__Stated task__: Check each line of the data for "source" and select those that have it.

__Data shown__:
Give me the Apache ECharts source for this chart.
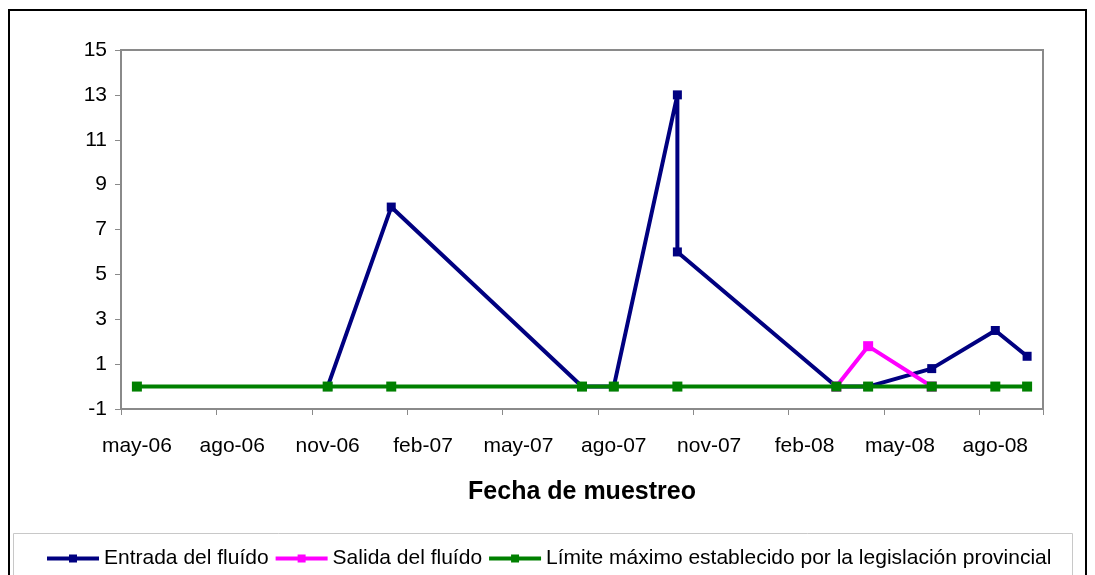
<!DOCTYPE html>
<html>
<head>
<meta charset="utf-8">
<style>
  html, body { margin: 0; padding: 0; background: #fff; }
  #chart { width: 1095px; height: 575px; }
</style>
<script src="https://cdn.jsdelivr.net/npm/echarts@6/dist/echarts.min.js"></script>
</head>
<body>
<div id="chart"></div>
<script>
// Monthly sampling slots, May 2006 through September 2008
const meses = ['may-06','jun-06','jul-06','ago-06','sep-06','oct-06','nov-06','dic-06',
  'ene-07','feb-07','mar-07','abr-07','may-07','jun-07','jul-07','ago-07','sep-07','oct-07',
  'nov-07','dic-07','ene-08','feb-08','mar-08','abr-08','may-08','jun-08','jul-08','ago-08','sep-08'];

// Inlet fluid (October 2007 has two samples)
const entradaFechas = ['nov-06','ene-07','jul-07','ago-07','oct-07','oct-07','mar-08','abr-08','jun-08','ago-08','sep-08'];
const entradaValores = [0, 8, 0, 0, 13, 6, 0, 0, 0.8, 2.5, 1.35];

// Outlet fluid
const salidaFechas = ['mar-08','abr-08','jun-08'];
const salidaValores = [0, 1.8, 0];

// Maximum limit set by provincial legislation
const limiteFechas = ['may-06','nov-06','ene-07','jul-07','ago-07','oct-07','mar-08','abr-08','jun-08','ago-08','sep-08'];
const limiteValores = [0, 0, 0, 0, 0, 0, 0, 0, 0, 0, 0];

// Y axis range
const yMin = -1, yMax = 15, yPaso = 2;

const nombres = ['Entrada del fluído', 'Salida del fluído', 'Límite máximo establecido por la legislación provincial'];
const colores = ['#000080', '#FF00FF', '#008000'];

function pares(fechas, valores) {
  return fechas.map((f, i) => [meses.indexOf(f), valores[i]]);
}

const FONT = '"Liberation Sans", Arial, sans-serif';

const chart = echarts.init(document.getElementById('chart'), null, { renderer: 'canvas' });

function serie(i, fechas, valores, size) {
  return {
    name: nombres[i],
    type: 'line',
    data: pares(fechas, valores),
    symbol: 'rect',
    symbolSize: size,
    showAllSymbol: true,
    color: colores[i],
    lineStyle: { color: colores[i], width: 4 },
    itemStyle: { color: colores[i] },
    animation: false,
    z: 2 + i
  };
}

chart.setOption({
  animation: false,
  backgroundColor: '#fff',
  textStyle: { fontFamily: FONT },
  grid: {
    left: 121, top: 50, right: 52, bottom: 166,
    show: true, borderColor: '#8a8a8a', borderWidth: 2, backgroundColor: '#fff'
  },
  graphic: [
    { type: 'rect', shape: { x: 9, y: 10, width: 1077, height: 600 },
      style: { fill: null, stroke: '#000', lineWidth: 2 }, z: -1 },
    { type: 'rect', shape: { x: 13.5, y: 533.5, width: 1059, height: 60 },
      style: { fill: '#fff', stroke: '#c8c8c8', lineWidth: 1 }, z: 0 }
  ],
  legend: {
    left: 45, top: 548,
    itemWidth: 52, itemHeight: 10, itemGap: 5,
    padding: 0,
    lineStyle: { width: 4 },
    textStyle: { fontSize: 21, color: '#000', fontFamily: FONT },
    data: nombres,
    z: 5
  },
  xAxis: {
    type: 'category',
    data: meses,
    boundaryGap: true,
    name: 'Fecha de muestreo',
    nameLocation: 'middle',
    nameGap: 71,
    nameTextStyle: { fontSize: 25, fontWeight: 'bold', color: '#000', fontFamily: FONT },
    axisLine: { show: true, onZero: false, lineStyle: { color: '#8a8a8a', width: 2 } },
    axisTick: { show: true, interval: 2, length: 6, lineStyle: { color: '#8a8a8a', width: 1 } },
    axisLabel: { interval: 2, margin: 27, fontSize: 21, color: '#000', fontFamily: FONT },
    splitLine: { show: false }
  },
  yAxis: {
    type: 'value',
    min: yMin, max: yMax, interval: yPaso,
    axisLine: { show: true, lineStyle: { color: '#8a8a8a', width: 2 } },
    axisTick: { show: true, length: 6, lineStyle: { color: '#8a8a8a', width: 1 } },
    axisLabel: { margin: 14, fontSize: 21, color: '#000', fontFamily: FONT },
    splitLine: { show: false }
  },
  series: [
    serie(0, entradaFechas, entradaValores, 9),
    serie(1, salidaFechas, salidaValores, 10),
    serie(2, limiteFechas, limiteValores, 10)
  ]
});
</script>
</body>
</html>
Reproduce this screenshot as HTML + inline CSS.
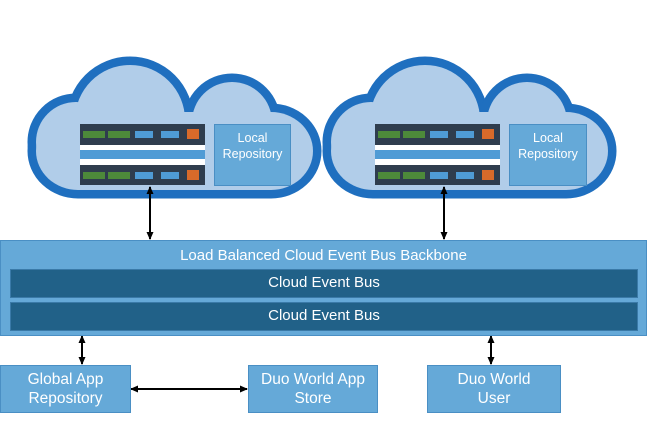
<!DOCTYPE html>
<html><head><style>
body{margin:0;width:647px;height:437px;background:#fff;position:relative;overflow:hidden;font-family:"Liberation Sans",sans-serif}
.abs{position:absolute}
.box{position:absolute;background:#65a9d8;border:1px solid #4a8fc4;color:#fff;text-align:center;box-sizing:border-box;display:flex;align-items:center;justify-content:center;line-height:1.25}
.srv{position:absolute;width:125px;height:61px;background:#fff}
.srv .d{position:absolute;left:0;width:125px;background:#2f3d4e}
.srv .b{position:absolute;left:0;top:26px;width:125px;height:9px;background:#4f9bd5}
.srv i{position:absolute;height:7px;display:block}
</style></head><body>
<svg class="abs" style="left:0;top:0" width="647" height="437">
<defs>
<g id="cl">
<circle cx="130" cy="120" r="55"/>
<circle cx="232" cy="122" r="40"/>
<circle cx="76" cy="142" r="40"/>
<rect x="36" y="112" width="277" height="78" rx="42"/>
</g>
<marker id="ah" markerWidth="8" markerHeight="8" refX="7" refY="4" orient="auto-start-reverse" markerUnits="userSpaceOnUse"><path d="M0,0.5 L8,4 L0,7.5z" fill="#000"/></marker>
</defs>
<g fill="#1f6fbf" stroke="#1f6fbf" stroke-width="17"><use href="#cl"/><use href="#cl" transform="translate(295,0)"/></g>
<g fill="#b1cde9"><use href="#cl"/><use href="#cl" transform="translate(295,0)"/></g>
<g stroke="#000" stroke-width="2" marker-start="url(#ah)" marker-end="url(#ah)">
<line x1="150" y1="187" x2="150" y2="239"/>
<line x1="444" y1="187" x2="444" y2="239"/>
<line x1="82" y1="336" x2="82" y2="364"/>
<line x1="491" y1="336" x2="491" y2="364"/>
<line x1="131" y1="389" x2="247" y2="389"/>
</g>
</svg>

<div class="srv" style="left:80px;top:124px"><div class="d" style="top:0;height:21px"></div><div class="b"></div><div class="d" style="top:41px;height:20px"></div>
<i style="left:3px;top:7px;width:22px;background:#4d8a3a"></i><i style="left:28px;top:7px;width:22px;background:#4d8a3a"></i><i style="left:55px;top:7px;width:18px;background:#4f9bd5"></i><i style="left:81px;top:7px;width:18px;background:#4f9bd5"></i><i style="left:107px;top:5px;width:12px;height:10px;background:#d86a2a"></i>
<i style="left:3px;top:48px;width:22px;background:#4d8a3a"></i><i style="left:28px;top:48px;width:22px;background:#4d8a3a"></i><i style="left:55px;top:48px;width:18px;background:#4f9bd5"></i><i style="left:81px;top:48px;width:18px;background:#4f9bd5"></i><i style="left:107px;top:46px;width:12px;height:10px;background:#d86a2a"></i></div>
<div class="srv" style="left:375px;top:124px"><div class="d" style="top:0;height:21px"></div><div class="b"></div><div class="d" style="top:41px;height:20px"></div>
<i style="left:3px;top:7px;width:22px;background:#4d8a3a"></i><i style="left:28px;top:7px;width:22px;background:#4d8a3a"></i><i style="left:55px;top:7px;width:18px;background:#4f9bd5"></i><i style="left:81px;top:7px;width:18px;background:#4f9bd5"></i><i style="left:107px;top:5px;width:12px;height:10px;background:#d86a2a"></i>
<i style="left:3px;top:48px;width:22px;background:#4d8a3a"></i><i style="left:28px;top:48px;width:22px;background:#4d8a3a"></i><i style="left:55px;top:48px;width:18px;background:#4f9bd5"></i><i style="left:81px;top:48px;width:18px;background:#4f9bd5"></i><i style="left:107px;top:46px;width:12px;height:10px;background:#d86a2a"></i></div>

<div class="box" style="left:214px;top:124px;width:77px;height:62px;font-size:12.5px;align-items:flex-start;padding-top:6px">Local<br>Repository</div>
<div class="box" style="left:509px;top:124px;width:78px;height:62px;font-size:12.5px;align-items:flex-start;padding-top:6px">Local<br>Repository</div>

<div class="box" style="left:0;top:240px;width:647px;height:96px;display:block"></div>
<div class="abs" style="left:0;top:247px;width:647px;text-align:center;color:#fff;font-size:15px">Load Balanced Cloud Event Bus Backbone</div>
<div class="box" style="left:10px;top:269px;width:628px;height:29px;background:#216188;border-color:#3a7aa8;font-size:15px">Cloud Event Bus</div>
<div class="box" style="left:10px;top:302px;width:628px;height:29px;background:#216188;border-color:#3a7aa8;font-size:15px">Cloud Event Bus</div>

<div class="box" style="left:0;top:365px;width:131px;height:48px;font-size:15.5px">Global App<br>Repository</div>
<div class="box" style="left:248px;top:365px;width:130px;height:48px;font-size:15.5px">Duo World App<br>Store</div>
<div class="box" style="left:427px;top:365px;width:134px;height:48px;font-size:15.5px">Duo World<br>User</div>
</body></html>
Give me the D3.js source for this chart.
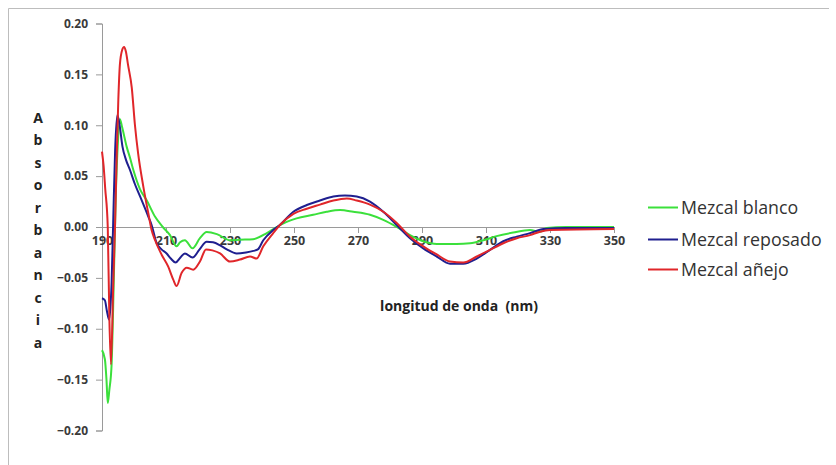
<!DOCTYPE html>
<html>
<head>
<meta charset="utf-8">
<script src="https://cdn.jsdelivr.net/npm/d3@7"></script>
<style>
  html, body { margin: 0; padding: 0; background: #fff; }
  svg { display: block; }
</style>
</head>
<body>
<svg id="chart" width="836" height="465"></svg>
<script>
// Wavelengths (nm) and absorbance for each mezcal sample
const blancoNm = [190, 190.9, 191.4, 191.8, 192.3, 193.0, 193.7, 194.3, 195.0, 195.6, 196.3, 197.7, 198.75, 199.8, 201.9, 204, 206.6, 209, 211.25, 213.3, 214.4, 215.9, 218.3, 220.6, 222.7, 225.9, 230, 233.1, 237.2, 241.5, 244.6, 247.7, 250.8, 256, 260.2, 264.4, 268.5, 273.75, 277.9, 282.1, 286.25, 290.4, 294.6, 300.8, 305, 309.2, 313.3, 318.5, 323.75, 326.9, 329, 335, 350];
const blancoAbs = [-0.121, -0.130, -0.150, -0.173, -0.160, -0.135, -0.05, 0.03, 0.085, 0.106, 0.098, 0.079, 0.068, 0.056, 0.037, 0.026, 0.010, 0.0, -0.008, -0.019, -0.015, -0.013, -0.021, -0.011, -0.005, -0.007, -0.013, -0.0125, -0.012, -0.006, 0.0, 0.005, 0.0085, 0.012, 0.015, 0.0167, 0.015, 0.012, 0.007, 0.0, -0.008, -0.014, -0.0167, -0.0167, -0.016, -0.013, -0.009, -0.0055, -0.003, -0.0046, -0.001, 0.0, 0.0];

const reposadoNm = [190, 190.9, 191.5, 192.2, 192.6, 193.0, 193.5, 194.1, 194.8, 195.5, 196.4, 197.5, 198.75, 200.3, 201.9, 204.5, 205.5, 207.1, 208.6, 210.2, 211.5, 213, 214.5, 215.9, 218.3, 220.5, 222.7, 224.7, 226.9, 229, 232.1, 235, 237.3, 238.7, 240.4, 243.5, 245.6, 249.8, 254, 258.1, 262.3, 265.9, 269.6, 273.75, 277.9, 282.1, 286.25, 290.4, 294.6, 298.75, 302.9, 307.1, 311.25, 315.4, 319.6, 323.75, 328, 335, 350];
const reposadoAbs = [-0.070, -0.072, -0.082, -0.091, -0.080, -0.055, 0.005, 0.075, 0.110, 0.100, 0.079, 0.066, 0.056, 0.042, 0.030, 0.010, 0.002, -0.016, -0.022, -0.026, -0.031, -0.035, -0.030, -0.026, -0.030, -0.022, -0.0144, -0.015, -0.018, -0.022, -0.026, -0.025, -0.0235, -0.022, -0.013, -0.003, 0.002, 0.015, 0.0216, 0.026, 0.030, 0.031, 0.030, 0.025, 0.015, 0.002, -0.011, -0.021, -0.029, -0.036, -0.036, -0.031, -0.0225, -0.014, -0.0095, -0.006, -0.002, -0.001, -0.001];

const anejoNm = [190, 190.5, 191, 191.8, 192.3, 192.8, 193.5, 194.1, 194.6, 195.1, 195.6, 196.3, 196.9, 197.5, 198.1, 199.3, 200.3, 201.3, 202.9, 204.5, 205.5, 206.6, 208.6, 210.7, 212.3, 213.3, 214.9, 216.5, 218.5, 220.6, 222.5, 224.5, 226.9, 230, 233.1, 236.25, 238.3, 240.4, 243.5, 245.6, 249.8, 254, 258.1, 262.3, 266.5, 269.6, 273.75, 277.9, 282.1, 286.25, 290.4, 294.6, 298.75, 302.9, 307.1, 311.25, 315.4, 319.6, 323.75, 326.9, 330, 350];
const anejoAbs = [0.074, 0.060, 0.038, 0.0, -0.09, -0.135, -0.058, 0.005, 0.07, 0.125, 0.160, 0.174, 0.177, 0.172, 0.160, 0.137, 0.100, 0.072, 0.040, 0.013, -0.003, -0.013, -0.027, -0.039, -0.052, -0.058, -0.045, -0.040, -0.042, -0.034, -0.022, -0.023, -0.026, -0.034, -0.032, -0.029, -0.031, -0.019, -0.006, 0.002, 0.013, 0.018, 0.022, 0.026, 0.028, 0.026, 0.022, 0.015, 0.004, -0.0095, -0.019, -0.027, -0.034, -0.035, -0.029, -0.0225, -0.016, -0.011, -0.008, -0.0046, -0.003, -0.002];

const seriesNames = ["Mezcal blanco", "Mezcal reposado", "Mezcal añejo"];
const seriesColors = ["#3be03b", "#1f1f8f", "#e0262a"];
const xTicks = [190, 210, 230, 250, 270, 290, 310, 330, 350];
const yTicks = [0.20, 0.15, 0.10, 0.05, 0.00, -0.05, -0.10, -0.15, -0.20];
const yTitle = "Absorbancia";
const xTitle = "longitud de onda  (nm)";

const series = [
  { name: seriesNames[0], color: seriesColors[0], pts: d3.zip(blancoNm, blancoAbs) },
  { name: seriesNames[1], color: seriesColors[1], pts: d3.zip(reposadoNm, reposadoAbs) },
  { name: seriesNames[2], color: seriesColors[2], pts: d3.zip(anejoNm, anejoAbs) }
];

const svg = d3.select("#chart");
const FONT = "'Open Sans', 'Liberation Sans', sans-serif";

// frame of the chart area
svg.append("path")
  .attr("d", "M8.5,465 L8.5,8.5 L829,8.5")
  .attr("fill", "none").attr("stroke", "#bdbdbd").attr("stroke-width", 1);

const x = d3.scaleLinear().domain([190, 350]).range([102, 614]);
const y = d3.scaleLinear().domain([-0.2, 0.2]).range([430.5, 23.5]);

// y axis
const yAxis = svg.append("g")
  .attr("transform", `translate(${x(190)},0)`)
  .call(d3.axisLeft(y).tickValues(yTicks).tickFormat(d3.format(".2f")).tickSize(6).tickPadding(8));
yAxis.select(".domain").attr("stroke", "#9a9a9a");
yAxis.selectAll(".tick line").attr("stroke", "#9a9a9a");
yAxis.selectAll("text")
  .attr("font-family", FONT).attr("font-size", 12).attr("font-weight", "bold").attr("fill", "#3a3a3a");

// x axis along zero absorbance
const xAxis = svg.append("g")
  .attr("transform", `translate(0,${y(0)})`)
  .call(d3.axisBottom(x).tickValues(xTicks).tickFormat(d3.format("d")).tickSize(6).tickSizeOuter(0).tickPadding(3));
xAxis.select(".domain").attr("stroke", "#9a9a9a");
xAxis.selectAll(".tick line").attr("stroke", "#9a9a9a");
xAxis.selectAll("text")
  .attr("font-family", FONT).attr("font-size", 12.5).attr("font-weight", "bold").attr("fill", "#3a3a3a");

// spectra
const line = d3.line()
  .x(d => x(d[0]))
  .y(d => y(d[1]))
  .curve(d3.curveMonotoneX);

svg.append("g").selectAll("path")
  .data(series)
  .join("path")
  .attr("d", d => line(d.pts))
  .attr("fill", "none")
  .attr("stroke", d => d.color)
  .attr("stroke-width", 2)
  .attr("stroke-linejoin", "round");

// vertical y title, one letter per row
svg.append("g").selectAll("text")
  .data(yTitle.split(""))
  .join("text")
  .attr("x", 38)
  .attr("y", (d, i) => 118 + i * 22.5)
  .attr("dy", "0.35em")
  .attr("text-anchor", "middle")
  .attr("font-family", FONT).attr("font-size", 14).attr("font-weight", "bold")
  .attr("fill", "#222")
  .text(d => d);

// x title (keeps its double space)
svg.append("text")
  .attr("x", 459).attr("y", 306).attr("dy", "0.35em")
  .attr("text-anchor", "middle")
  .style("white-space", "pre")
  .attr("font-family", FONT).attr("font-size", 14).attr("font-weight", "bold")
  .attr("fill", "#222")
  .text(xTitle);

// legend
const legend = svg.append("g").selectAll("g")
  .data(series)
  .join("g")
  .attr("transform", (d, i) => `translate(648,${[207.5, 239.5, 269.5][i]})`);
legend.append("line")
  .attr("x1", 0).attr("x2", 30)
  .attr("stroke", d => d.color).attr("stroke-width", 2);
legend.append("text")
  .attr("x", 33).attr("dy", "0.35em")
  .attr("font-family", FONT).attr("font-size", 17.8)
  .attr("fill", "#333")
  .text(d => d.name);
</script>
</body>
</html>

__Written answer__:
Give me the Apache ECharts source for this chart.
Give me the D3.js source for this chart.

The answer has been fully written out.